Charts and diagrams as code
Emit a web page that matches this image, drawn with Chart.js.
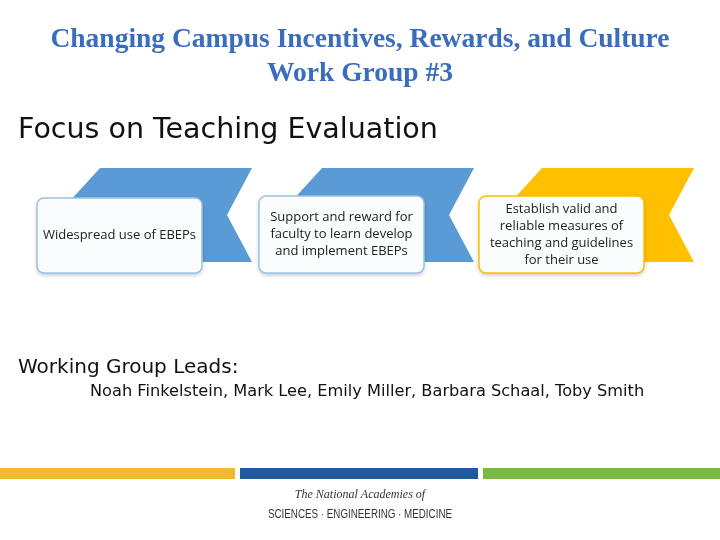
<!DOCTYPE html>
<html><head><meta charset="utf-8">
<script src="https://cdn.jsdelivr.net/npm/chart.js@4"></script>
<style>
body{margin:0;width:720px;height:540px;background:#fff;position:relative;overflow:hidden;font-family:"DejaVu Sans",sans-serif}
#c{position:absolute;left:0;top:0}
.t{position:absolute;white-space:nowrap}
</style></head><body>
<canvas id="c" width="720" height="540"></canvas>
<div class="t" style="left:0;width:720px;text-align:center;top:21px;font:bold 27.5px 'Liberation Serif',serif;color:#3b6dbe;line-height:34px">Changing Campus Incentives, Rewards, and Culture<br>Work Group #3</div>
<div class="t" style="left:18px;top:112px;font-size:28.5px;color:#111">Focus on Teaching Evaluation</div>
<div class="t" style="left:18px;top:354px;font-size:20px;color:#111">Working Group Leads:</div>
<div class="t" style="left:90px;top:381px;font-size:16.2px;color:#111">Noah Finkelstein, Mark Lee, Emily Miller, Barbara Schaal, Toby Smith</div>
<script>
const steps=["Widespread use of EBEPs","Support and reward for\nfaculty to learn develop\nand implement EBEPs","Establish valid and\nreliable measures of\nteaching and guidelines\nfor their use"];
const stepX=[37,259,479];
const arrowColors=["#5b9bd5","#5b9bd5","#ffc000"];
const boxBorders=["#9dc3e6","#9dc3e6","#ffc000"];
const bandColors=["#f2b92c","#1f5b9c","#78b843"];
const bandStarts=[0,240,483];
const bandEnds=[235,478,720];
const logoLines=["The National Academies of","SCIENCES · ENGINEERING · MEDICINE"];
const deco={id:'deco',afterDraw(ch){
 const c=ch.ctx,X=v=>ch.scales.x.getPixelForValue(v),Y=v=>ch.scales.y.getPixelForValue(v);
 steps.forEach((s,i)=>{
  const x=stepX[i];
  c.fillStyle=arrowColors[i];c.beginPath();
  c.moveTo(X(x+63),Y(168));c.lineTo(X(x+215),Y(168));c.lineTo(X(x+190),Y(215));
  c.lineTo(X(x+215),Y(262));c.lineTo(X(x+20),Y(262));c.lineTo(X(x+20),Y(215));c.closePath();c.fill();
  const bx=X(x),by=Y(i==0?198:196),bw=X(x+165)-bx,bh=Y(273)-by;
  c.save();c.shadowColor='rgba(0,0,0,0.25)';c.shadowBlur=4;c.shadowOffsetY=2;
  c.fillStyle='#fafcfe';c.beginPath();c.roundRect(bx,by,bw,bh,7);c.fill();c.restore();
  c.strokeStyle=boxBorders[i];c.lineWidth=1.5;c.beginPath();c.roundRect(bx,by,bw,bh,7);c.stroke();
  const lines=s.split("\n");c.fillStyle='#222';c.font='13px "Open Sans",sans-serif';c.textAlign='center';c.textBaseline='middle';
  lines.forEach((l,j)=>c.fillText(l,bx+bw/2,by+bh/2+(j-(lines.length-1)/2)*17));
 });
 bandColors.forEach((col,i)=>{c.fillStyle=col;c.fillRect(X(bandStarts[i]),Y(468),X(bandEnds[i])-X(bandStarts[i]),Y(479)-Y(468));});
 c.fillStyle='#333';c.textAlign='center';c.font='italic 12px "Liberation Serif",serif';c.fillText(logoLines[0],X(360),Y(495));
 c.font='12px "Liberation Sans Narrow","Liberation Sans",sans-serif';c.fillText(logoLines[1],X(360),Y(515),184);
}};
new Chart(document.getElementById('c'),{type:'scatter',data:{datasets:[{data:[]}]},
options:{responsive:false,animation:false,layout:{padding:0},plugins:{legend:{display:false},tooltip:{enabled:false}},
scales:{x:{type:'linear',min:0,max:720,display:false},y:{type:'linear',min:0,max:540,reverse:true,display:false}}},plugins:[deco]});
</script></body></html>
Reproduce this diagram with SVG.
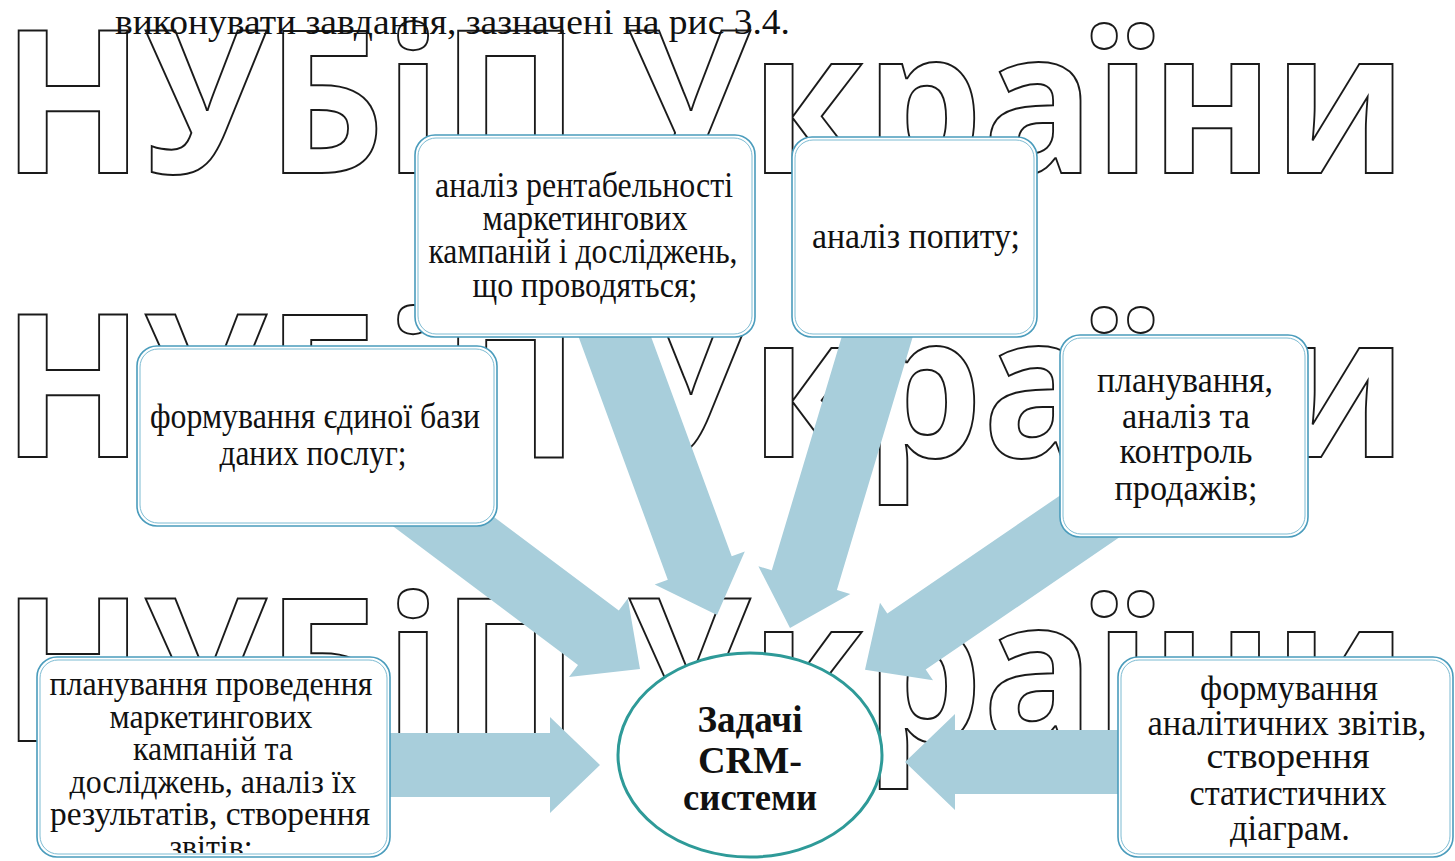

▶ WHAT TO PRODUCE
Each line of the material must be retyped exactly, except that images are omitted.

▶ WRITTEN ANSWER
Emit a web page that matches this image, drawn with Chart.js.
<!DOCTYPE html>
<html><head><meta charset="utf-8">
<script src="https://cdn.jsdelivr.net/npm/chart.js@4"></script>
<style>
body{margin:0;width:720px;height:540px;background:#fff;position:relative;overflow:hidden;font-family:"DejaVu Sans",sans-serif}
#c{position:absolute;left:0;top:0}
.t{position:absolute;white-space:nowrap}
</style></head><body>
<canvas id="c" width="720" height="540"></canvas>
<div class="t" style="left:0;width:720px;text-align:center;top:21px;font:bold 27.5px 'Liberation Serif',serif;color:#3b6dbe;line-height:34px">Changing Campus Incentives, Rewards, and Culture<br>Work Group #3</div>
<div class="t" style="left:18px;top:112px;font-size:28.5px;color:#111">Focus on Teaching Evaluation</div>
<div class="t" style="left:18px;top:354px;font-size:20px;color:#111">Working Group Leads:</div>
<div class="t" style="left:90px;top:381px;font-size:16.2px;color:#111">Noah Finkelstein, Mark Lee, Emily Miller, Barbara Schaal, Toby Smith</div>
<script>
const steps=["Widespread use of EBEPs","Support and reward for\nfaculty to learn develop\nand implement EBEPs","Establish valid and\nreliable measures of\nteaching and guidelines\nfor their use"];
const stepX=[37,259,479];
const arrowColors=["#5b9bd5","#5b9bd5","#ffc000"];
const boxBorders=["#9dc3e6","#9dc3e6","#ffc000"];
const bandColors=["#f2b92c","#1f5b9c","#78b843"];
const bandStarts=[0,240,483];
const bandEnds=[235,478,720];
const logoLines=["The National Academies of","SCIENCES · ENGINEERING · MEDICINE"];
const deco={id:'deco',afterDraw(ch){
 const c=ch.ctx,X=v=>ch.scales.x.getPixelForValue(v),Y=v=>ch.scales.y.getPixelForValue(v);
 steps.forEach((s,i)=>{
  const x=stepX[i];
  c.fillStyle=arrowColors[i];c.beginPath();
  c.moveTo(X(x+63),Y(168));c.lineTo(X(x+215),Y(168));c.lineTo(X(x+190),Y(215));
  c.lineTo(X(x+215),Y(262));c.lineTo(X(x+20),Y(262));c.lineTo(X(x+20),Y(215));c.closePath();c.fill();
  const bx=X(x),by=Y(i==0?198:196),bw=X(x+165)-bx,bh=Y(273)-by;
  c.save();c.shadowColor='rgba(0,0,0,0.25)';c.shadowBlur=4;c.shadowOffsetY=2;
  c.fillStyle='#fafcfe';c.beginPath();c.roundRect(bx,by,bw,bh,7);c.fill();c.restore();
  c.strokeStyle=boxBorders[i];c.lineWidth=1.5;c.beginPath();c.roundRect(bx,by,bw,bh,7);c.stroke();
  const lines=s.split("\n");c.fillStyle='#222';c.font='13px "Open Sans",sans-serif';c.textAlign='center';c.textBaseline='middle';
  lines.forEach((l,j)=>c.fillText(l,bx+bw/2,by+bh/2+(j-(lines.length-1)/2)*17));
 });
 bandColors.forEach((col,i)=>{c.fillStyle=col;c.fillRect(X(bandStarts[i]),Y(468),X(bandEnds[i])-X(bandStarts[i]),Y(479)-Y(468));});
 c.fillStyle='#333';c.textAlign='center';c.font='italic 12px "Liberation Serif",serif';c.fillText(logoLines[0],X(360),Y(495));
 c.font='12px "Liberation Sans Narrow","Liberation Sans",sans-serif';c.fillText(logoLines[1],X(360),Y(515),184);
}};
new Chart(document.getElementById('c'),{type:'scatter',data:{datasets:[{data:[]}]},
options:{responsive:false,animation:false,layout:{padding:0},plugins:{legend:{display:false},tooltip:{enabled:false}},
scales:{x:{type:'linear',min:0,max:720,display:false},y:{type:'linear',min:0,max:540,reverse:true,display:false}}},plugins:[deco]});
</script></body></html>
Reproduce this diagram with SVG.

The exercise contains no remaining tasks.